Loretta Conway, volunteer administrator for SERVES, said Partners helped identify what children would be good to be in the program, provide transportation for those children and deliver the off-court life skills component.

“We’re all partners in this together,” said Conway, who added that an after-school program from one of the local schools and the Boys and Girls Club have also sent kids to the SERVES program. “It’s a real community effort. There’s a lot of different helpers trying to help get the kids here. Because we made it absolutely free to the families, we had budgeted and planned for 24 kids to come every week for an hour and a half. Once the word got out and there was a newspaper article about it, we had 47 kids register. We actually opened it up to two classes.”

Wykert said she likes SERVES because there is so much to teach kids and they’re fun to work with.

“They want to learn and they’re so eager to take in what you’re teaching them,” Wykert said.

The first six-week session ran from March 25-April 29. She said three more six-week sessions will be held in May-June, July-August and probably September-October.

“We want them to commit to at least six weeks,” said Conway, who pointed out that she thought the team agreement contract the kids signed was creative during the kickoff of the first class. “It’s about character building.
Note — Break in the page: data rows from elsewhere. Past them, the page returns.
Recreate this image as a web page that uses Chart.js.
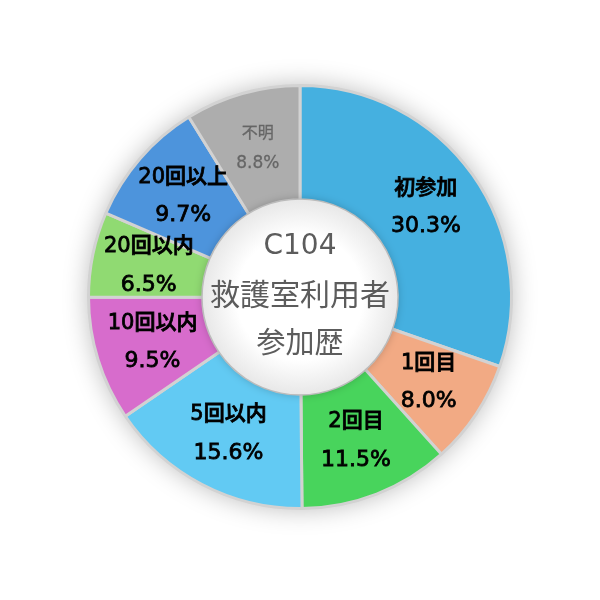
<!DOCTYPE html>
<html>
<head>
<meta charset="utf-8">
<script src="https://cdn.jsdelivr.net/npm/chart.js@4"></script>
<style>
    html, body { margin: 0; padding: 0; background: #ffffff; }
    #wrap { width: 600px; height: 600px; }
</style>
</head>
<body>
<div id="wrap"><canvas id="historyChart" width="600" height="600"></canvas></div>
<script>
const categories = ["初参加", "1回目", "2回目", "5回以内", "10回以内", "20回以内", "20回以上", "不明"];
const shares = [30.3, 8.0, 11.5, 15.6, 9.5, 6.5, 9.7, 8.8];
const sliceColors = ["#45b0e0", "#f2aa84", "#48d45c", "#62caf3", "#d76ccc", "#90da72", "#4d94dc", "#adadad"];
const centerLines = ["C104", "救護室利用者", "参加歴"];

const FONT = "'DejaVu Sans', 'Noto Sans CJK JP', sans-serif";

document.addEventListener("DOMContentLoaded", function () {
    /*
    | soft shadow behind the ring
    */
    const ringShadow = {
        id: "ringShadow",
        beforeDatasetsDraw(chart) {
            const arc = chart.getDatasetMeta(0).data[0];
            if (!arc) return;
            const ctx = chart.ctx;
            ctx.save();
            ctx.shadowColor = "rgba(0,0,0,0.28)";
            ctx.shadowBlur = 26;
            ctx.fillStyle = "#ffffff";
            ctx.beginPath();
            ctx.arc(arc.x, arc.y, arc.outerRadius, 0, Math.PI * 2);
            ctx.fill();
            ctx.restore();
        }
    };

    /*
    | slice labels and centre disc
    */
    const labelsAndCenter = {
        id: "labelsAndCenter",
        afterDatasetsDraw(chart) {
            const ctx = chart.ctx;
            const meta = chart.getDatasetMeta(0);

            meta.data.forEach(function (arc, i) {
                const mid = (arc.startAngle + arc.endAngle) / 2;
                const r = (arc.innerRadius + arc.outerRadius) / 2;
                const x = arc.x + Math.cos(mid) * r;
                const y = arc.y + Math.sin(mid) * r;
                const isUnknown = categories[i] === "不明";
                const gap = isUnknown ? 15 : 19;
                const colour = isUnknown ? "#666666" : "#000000";
                ctx.save();
                ctx.textAlign = "center";
                ctx.textBaseline = "middle";
                ctx.fillStyle = colour;
                ctx.strokeStyle = colour;
                ctx.lineWidth = isUnknown ? 0.3 : 0.8;
                ctx.font = (isUnknown ? "16px " : "500 21px ") + FONT;
                ctx.fillText(categories[i], x, y - gap);
                ctx.strokeText(categories[i], x, y - gap);
                ctx.font = (isUnknown ? "17px " : "500 22px ") + FONT;
                ctx.fillText(shares[i].toFixed(1) + "%", x, y + gap);
                ctx.strokeText(shares[i].toFixed(1) + "%", x, y + gap);
                ctx.restore();
            });

            const first = meta.data[0];
            const cx = first.x;
            const cy = first.y;
            const rr = first.innerRadius;

            ctx.save();
            ctx.shadowColor = "rgba(0,0,0,0.25)";
            ctx.shadowBlur = 10;
            const grad = ctx.createRadialGradient(cx, cy, rr * 0.65, cx, cy, rr);
            grad.addColorStop(0, "#ffffff");
            grad.addColorStop(1, "#e8e8e8");
            ctx.fillStyle = grad;
            ctx.beginPath();
            ctx.arc(cx, cy, rr, 0, Math.PI * 2);
            ctx.fill();
            ctx.restore();

            ctx.save();
            ctx.textAlign = "center";
            ctx.textBaseline = "middle";
            ctx.fillStyle = "#5c5c5c";
            ctx.font = "28px " + FONT;
            ctx.fillText(centerLines[0], cx, cy - 50);
            ctx.font = "30px " + FONT;
            ctx.fillText(centerLines[1], cx, cy);
            ctx.font = "29px " + FONT;
            ctx.fillText(centerLines[2], cx, cy + 48);
            ctx.restore();
        }
    };

    const canvas = document.getElementById("historyChart");

    new Chart(canvas, {
        type: "doughnut",
        data: {
            labels: categories,
            datasets: [
                {
                    data: shares,
                    backgroundColor: sliceColors,
                    borderColor: "#d2d2d2",
                    borderWidth: 3
                }
            ]
        },
        options: {
            responsive: false,
            animation: false,
            cutout: "46%",
            layout: { padding: { top: 84, bottom: 90, left: 87, right: 87 } },
            plugins: {
                legend: { display: false },
                tooltip: { enabled: false }
            }
        },
        plugins: [ringShadow, labelsAndCenter]
    });
});
</script>
</body>
</html>
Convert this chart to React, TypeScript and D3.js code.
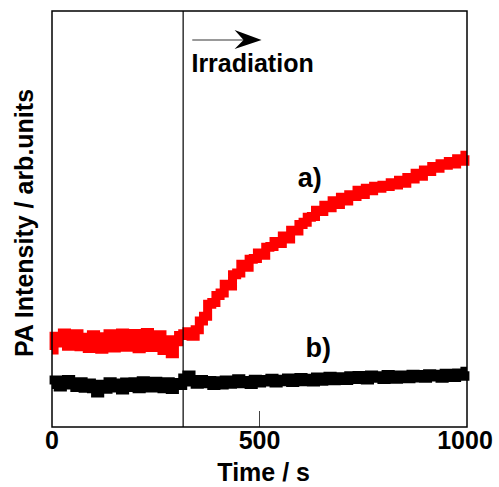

It’s about learning to trust each other in the group and speaking up for yourself in the right ways without losing your temper.”

 

Luciano said the kids are really loving the program.

“There are definitely some kids who stand out as potential tennis stars for sure, and it’s really cool to see them take the life skills that we teach at the beginning of the class and then incorporate those into their tennis skills,” Luciano said.

Luciano said the life skills taught during the first half of the 90-minute sessions were: team building, communication, perseverance, decision making, goal setting, integrity, self-esteem and friendship.

She said the integrity lesson was huge because of players having to serve as their own line judge during tennis matches.

“That integrity lesson was really interesting. We did a whole thing about what honesty looks like in your day-to-day life, and we played a game of being honest when nobody’s watching,” Luciano said. “To watch them take that and put it on the court was so cool.”

Luciano said the beauty of SERVES is that it reaches more than the kids only interested in tennis.

“We get kids who are really interested in sports and then kids who are there more for the social aspect of it or learning something new, and we’re able to reach both of those types of kids and wrap it all back around to how can you take this out on the tennis court,” she said. “How are you going to apply this to tomorrow or the next day or this summer?”

USTA Colorado is providing support and resources.

“I can’t say enough good things about USTA Colorado,” Wykert said. “It’s just a fantastic opportunity for these kids, and adding in the life lessons portion. It’s not solely tennis. USTA Colorado has done a phenomenal job with this program. We feel very honored to be one of the three sites in Colorado. Hopefully, it grows and they keep having more and more SERVES sites within Colorado. We want to try and make it a great experience for these kids coming in and try to keep SERVES coming back year after year. Most of these kids hadn’t stepped foot into the tennis center. They’re feeling welcomed. They’re feeling a part of this place. A few of them after SERVES, all they want to do is go out and keep playing tennis. ”

USTA Colorado’s role includes coaches’ training, leadership skills curriculum, program administrative consulting and on-court assistance/demonstrations to help enhance the program.

“I grew up here my whole life and I just walked into the tennis center a couple of months ago when we started this. It was always like that was a whole different world,” Luciano said. “Being able to bring that world to these kids who have probably never been in the tennis center was really, really amazing. Getting that grant and being able to share that with youth who would probably never play tennis has been really inspiring to watch on my end.”